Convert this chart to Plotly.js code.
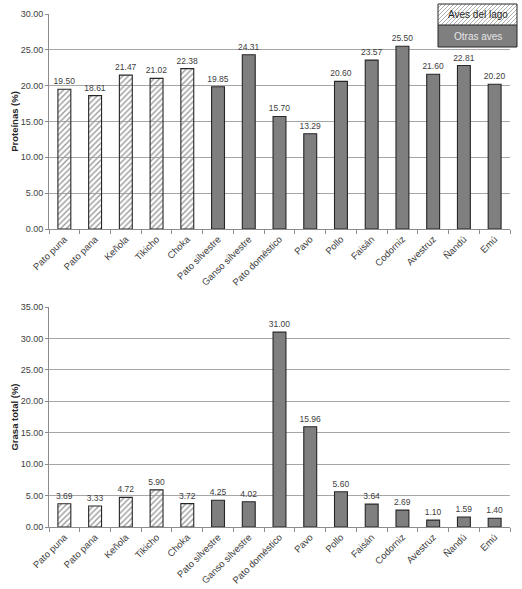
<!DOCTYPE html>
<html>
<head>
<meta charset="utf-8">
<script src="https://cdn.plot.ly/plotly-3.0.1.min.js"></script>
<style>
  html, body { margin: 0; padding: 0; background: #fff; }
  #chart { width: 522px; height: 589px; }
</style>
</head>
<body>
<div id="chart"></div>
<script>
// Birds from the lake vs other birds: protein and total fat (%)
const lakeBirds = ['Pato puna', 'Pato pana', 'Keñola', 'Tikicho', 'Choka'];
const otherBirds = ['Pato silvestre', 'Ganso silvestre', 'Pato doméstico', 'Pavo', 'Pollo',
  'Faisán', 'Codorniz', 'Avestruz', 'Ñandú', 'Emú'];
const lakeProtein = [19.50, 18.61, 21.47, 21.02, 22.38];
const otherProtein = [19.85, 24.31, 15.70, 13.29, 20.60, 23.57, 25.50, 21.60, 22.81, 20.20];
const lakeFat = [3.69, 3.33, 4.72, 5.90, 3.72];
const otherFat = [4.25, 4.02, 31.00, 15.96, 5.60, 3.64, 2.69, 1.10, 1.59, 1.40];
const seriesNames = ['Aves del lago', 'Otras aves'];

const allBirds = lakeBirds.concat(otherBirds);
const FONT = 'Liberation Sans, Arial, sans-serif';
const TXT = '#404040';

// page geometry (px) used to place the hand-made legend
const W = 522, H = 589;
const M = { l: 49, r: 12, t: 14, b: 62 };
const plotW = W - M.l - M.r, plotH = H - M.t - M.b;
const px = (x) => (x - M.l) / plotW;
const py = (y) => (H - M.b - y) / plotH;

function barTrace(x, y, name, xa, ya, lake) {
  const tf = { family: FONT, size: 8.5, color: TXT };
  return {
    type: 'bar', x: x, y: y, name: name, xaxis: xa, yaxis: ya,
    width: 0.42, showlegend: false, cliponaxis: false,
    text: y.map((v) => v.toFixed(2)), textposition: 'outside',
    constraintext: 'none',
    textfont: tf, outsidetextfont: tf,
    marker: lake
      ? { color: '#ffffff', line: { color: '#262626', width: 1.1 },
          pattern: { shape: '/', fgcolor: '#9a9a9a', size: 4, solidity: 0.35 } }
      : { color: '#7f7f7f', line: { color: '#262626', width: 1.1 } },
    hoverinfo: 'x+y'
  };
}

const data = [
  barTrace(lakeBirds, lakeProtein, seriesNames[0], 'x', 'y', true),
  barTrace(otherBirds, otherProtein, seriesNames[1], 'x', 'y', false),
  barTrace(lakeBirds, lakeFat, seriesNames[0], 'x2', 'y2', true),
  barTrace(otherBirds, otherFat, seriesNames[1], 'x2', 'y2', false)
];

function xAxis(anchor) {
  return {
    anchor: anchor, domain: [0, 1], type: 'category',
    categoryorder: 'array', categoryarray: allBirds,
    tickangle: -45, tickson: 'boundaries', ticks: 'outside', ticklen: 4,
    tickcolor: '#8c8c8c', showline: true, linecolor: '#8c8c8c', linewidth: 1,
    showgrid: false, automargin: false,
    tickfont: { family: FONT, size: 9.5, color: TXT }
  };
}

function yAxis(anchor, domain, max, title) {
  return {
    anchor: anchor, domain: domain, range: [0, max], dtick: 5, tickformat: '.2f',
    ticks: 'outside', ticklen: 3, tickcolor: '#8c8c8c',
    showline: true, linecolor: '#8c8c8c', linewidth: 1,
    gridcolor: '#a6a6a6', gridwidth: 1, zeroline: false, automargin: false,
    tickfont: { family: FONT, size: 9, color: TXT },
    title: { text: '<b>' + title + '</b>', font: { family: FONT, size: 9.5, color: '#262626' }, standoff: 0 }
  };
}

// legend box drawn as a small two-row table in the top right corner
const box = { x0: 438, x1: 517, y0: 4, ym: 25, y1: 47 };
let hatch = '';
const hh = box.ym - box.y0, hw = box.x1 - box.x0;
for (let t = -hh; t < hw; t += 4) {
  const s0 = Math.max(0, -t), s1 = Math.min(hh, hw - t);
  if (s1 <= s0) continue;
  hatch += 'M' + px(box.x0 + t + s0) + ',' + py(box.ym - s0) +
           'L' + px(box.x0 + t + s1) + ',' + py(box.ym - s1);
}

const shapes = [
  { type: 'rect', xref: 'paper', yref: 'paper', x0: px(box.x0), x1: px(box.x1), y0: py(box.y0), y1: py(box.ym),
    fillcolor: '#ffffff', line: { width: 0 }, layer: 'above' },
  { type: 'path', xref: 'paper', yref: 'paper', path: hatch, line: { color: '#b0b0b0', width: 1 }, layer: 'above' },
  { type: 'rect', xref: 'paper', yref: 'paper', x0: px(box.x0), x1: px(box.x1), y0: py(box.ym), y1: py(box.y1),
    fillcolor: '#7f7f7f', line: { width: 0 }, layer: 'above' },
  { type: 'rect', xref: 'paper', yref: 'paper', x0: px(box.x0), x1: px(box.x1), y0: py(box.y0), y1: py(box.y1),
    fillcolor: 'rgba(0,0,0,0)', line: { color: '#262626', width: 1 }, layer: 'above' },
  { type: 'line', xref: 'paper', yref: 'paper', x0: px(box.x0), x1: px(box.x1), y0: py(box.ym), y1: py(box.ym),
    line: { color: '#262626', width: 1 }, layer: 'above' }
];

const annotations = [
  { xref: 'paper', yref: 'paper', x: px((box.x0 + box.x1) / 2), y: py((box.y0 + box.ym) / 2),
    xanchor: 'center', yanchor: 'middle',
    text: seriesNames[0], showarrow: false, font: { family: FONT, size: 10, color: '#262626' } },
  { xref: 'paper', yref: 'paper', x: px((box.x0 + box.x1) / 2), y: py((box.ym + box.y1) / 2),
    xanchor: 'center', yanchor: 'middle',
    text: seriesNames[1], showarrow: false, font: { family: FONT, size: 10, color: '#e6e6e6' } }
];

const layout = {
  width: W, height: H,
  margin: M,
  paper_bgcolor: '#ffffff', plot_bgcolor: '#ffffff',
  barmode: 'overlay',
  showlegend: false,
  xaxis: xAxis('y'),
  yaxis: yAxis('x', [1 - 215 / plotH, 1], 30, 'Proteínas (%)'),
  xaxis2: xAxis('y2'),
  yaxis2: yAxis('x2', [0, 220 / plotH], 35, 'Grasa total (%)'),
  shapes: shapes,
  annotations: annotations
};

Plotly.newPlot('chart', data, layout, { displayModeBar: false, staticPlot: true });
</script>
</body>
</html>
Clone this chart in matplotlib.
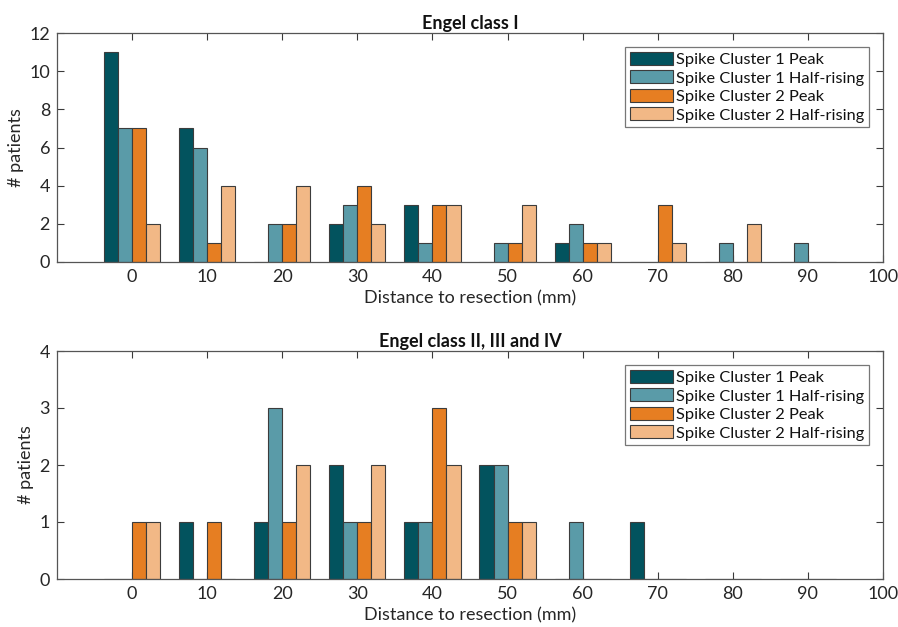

### What to work on
Restate the records above in full, word for word. Keep pictures out.

### Correct response
Convert this chart to Plotly.js code.
<!DOCTYPE html>
<html>
<head>
<meta charset="utf-8">
<script src="https://cdn.plot.ly/plotly-3.0.1.min.js"></script>
<style>
  html, body { margin: 0; padding: 0; background: #fff; }
  #chart { width: 522px; height: 589px; }
</style>
</head>
<body>
<div id="chart"></div>
<script>
// Birds from the lake vs other birds: protein and total fat (%)
const lakeBirds = ['Pato puna', 'Pato pana', 'Keñola', 'Tikicho', 'Choka'];
const otherBirds = ['Pato silvestre', 'Ganso silvestre', 'Pato doméstico', 'Pavo', 'Pollo',
  'Faisán', 'Codorniz', 'Avestruz', 'Ñandú', 'Emú'];
const lakeProtein = [19.50, 18.61, 21.47, 21.02, 22.38];
const otherProtein = [19.85, 24.31, 15.70, 13.29, 20.60, 23.57, 25.50, 21.60, 22.81, 20.20];
const lakeFat = [3.69, 3.33, 4.72, 5.90, 3.72];
const otherFat = [4.25, 4.02, 31.00, 15.96, 5.60, 3.64, 2.69, 1.10, 1.59, 1.40];
const seriesNames = ['Aves del lago', 'Otras aves'];

const allBirds = lakeBirds.concat(otherBirds);
const FONT = 'Liberation Sans, Arial, sans-serif';
const TXT = '#404040';

// page geometry (px) used to place the hand-made legend
const W = 522, H = 589;
const M = { l: 49, r: 12, t: 14, b: 62 };
const plotW = W - M.l - M.r, plotH = H - M.t - M.b;
const px = (x) => (x - M.l) / plotW;
const py = (y) => (H - M.b - y) / plotH;

function barTrace(x, y, name, xa, ya, lake) {
  const tf = { family: FONT, size: 8.5, color: TXT };
  return {
    type: 'bar', x: x, y: y, name: name, xaxis: xa, yaxis: ya,
    width: 0.42, showlegend: false, cliponaxis: false,
    text: y.map((v) => v.toFixed(2)), textposition: 'outside',
    constraintext: 'none',
    textfont: tf, outsidetextfont: tf,
    marker: lake
      ? { color: '#ffffff', line: { color: '#262626', width: 1.1 },
          pattern: { shape: '/', fgcolor: '#9a9a9a', size: 4, solidity: 0.35 } }
      : { color: '#7f7f7f', line: { color: '#262626', width: 1.1 } },
    hoverinfo: 'x+y'
  };
}

const data = [
  barTrace(lakeBirds, lakeProtein, seriesNames[0], 'x', 'y', true),
  barTrace(otherBirds, otherProtein, seriesNames[1], 'x', 'y', false),
  barTrace(lakeBirds, lakeFat, seriesNames[0], 'x2', 'y2', true),
  barTrace(otherBirds, otherFat, seriesNames[1], 'x2', 'y2', false)
];

function xAxis(anchor) {
  return {
    anchor: anchor, domain: [0, 1], type: 'category',
    categoryorder: 'array', categoryarray: allBirds,
    tickangle: -45, tickson: 'boundaries', ticks: 'outside', ticklen: 4,
    tickcolor: '#8c8c8c', showline: true, linecolor: '#8c8c8c', linewidth: 1,
    showgrid: false, automargin: false,
    tickfont: { family: FONT, size: 9.5, color: TXT }
  };
}

function yAxis(anchor, domain, max, title) {
  return {
    anchor: anchor, domain: domain, range: [0, max], dtick: 5, tickformat: '.2f',
    ticks: 'outside', ticklen: 3, tickcolor: '#8c8c8c',
    showline: true, linecolor: '#8c8c8c', linewidth: 1,
    gridcolor: '#a6a6a6', gridwidth: 1, zeroline: false, automargin: false,
    tickfont: { family: FONT, size: 9, color: TXT },
    title: { text: '<b>' + title + '</b>', font: { family: FONT, size: 9.5, color: '#262626' }, standoff: 0 }
  };
}

// legend box drawn as a small two-row table in the top right corner
const box = { x0: 438, x1: 517, y0: 4, ym: 25, y1: 47 };
let hatch = '';
const hh = box.ym - box.y0, hw = box.x1 - box.x0;
for (let t = -hh; t < hw; t += 4) {
  const s0 = Math.max(0, -t), s1 = Math.min(hh, hw - t);
  if (s1 <= s0) continue;
  hatch += 'M' + px(box.x0 + t + s0) + ',' + py(box.ym - s0) +
           'L' + px(box.x0 + t + s1) + ',' + py(box.ym - s1);
}

const shapes = [
  { type: 'rect', xref: 'paper', yref: 'paper', x0: px(box.x0), x1: px(box.x1), y0: py(box.y0), y1: py(box.ym),
    fillcolor: '#ffffff', line: { width: 0 }, layer: 'above' },
  { type: 'path', xref: 'paper', yref: 'paper', path: hatch, line: { color: '#b0b0b0', width: 1 }, layer: 'above' },
  { type: 'rect', xref: 'paper', yref: 'paper', x0: px(box.x0), x1: px(box.x1), y0: py(box.ym), y1: py(box.y1),
    fillcolor: '#7f7f7f', line: { width: 0 }, layer: 'above' },
  { type: 'rect', xref: 'paper', yref: 'paper', x0: px(box.x0), x1: px(box.x1), y0: py(box.y0), y1: py(box.y1),
    fillcolor: 'rgba(0,0,0,0)', line: { color: '#262626', width: 1 }, layer: 'above' },
  { type: 'line', xref: 'paper', yref: 'paper', x0: px(box.x0), x1: px(box.x1), y0: py(box.ym), y1: py(box.ym),
    line: { color: '#262626', width: 1 }, layer: 'above' }
];

const annotations = [
  { xref: 'paper', yref: 'paper', x: px((box.x0 + box.x1) / 2), y: py((box.y0 + box.ym) / 2),
    xanchor: 'center', yanchor: 'middle',
    text: seriesNames[0], showarrow: false, font: { family: FONT, size: 10, color: '#262626' } },
  { xref: 'paper', yref: 'paper', x: px((box.x0 + box.x1) / 2), y: py((box.ym + box.y1) / 2),
    xanchor: 'center', yanchor: 'middle',
    text: seriesNames[1], showarrow: false, font: { family: FONT, size: 10, color: '#e6e6e6' } }
];

const layout = {
  width: W, height: H,
  margin: M,
  paper_bgcolor: '#ffffff', plot_bgcolor: '#ffffff',
  barmode: 'overlay',
  showlegend: false,
  xaxis: xAxis('y'),
  yaxis: yAxis('x', [1 - 215 / plotH, 1], 30, 'Proteínas (%)'),
  xaxis2: xAxis('y2'),
  yaxis2: yAxis('x2', [0, 220 / plotH], 35, 'Grasa total (%)'),
  shapes: shapes,
  annotations: annotations
};

Plotly.newPlot('chart', data, layout, { displayModeBar: false, staticPlot: true });
</script>
</body>
</html>
Clone this chart in matplotlib.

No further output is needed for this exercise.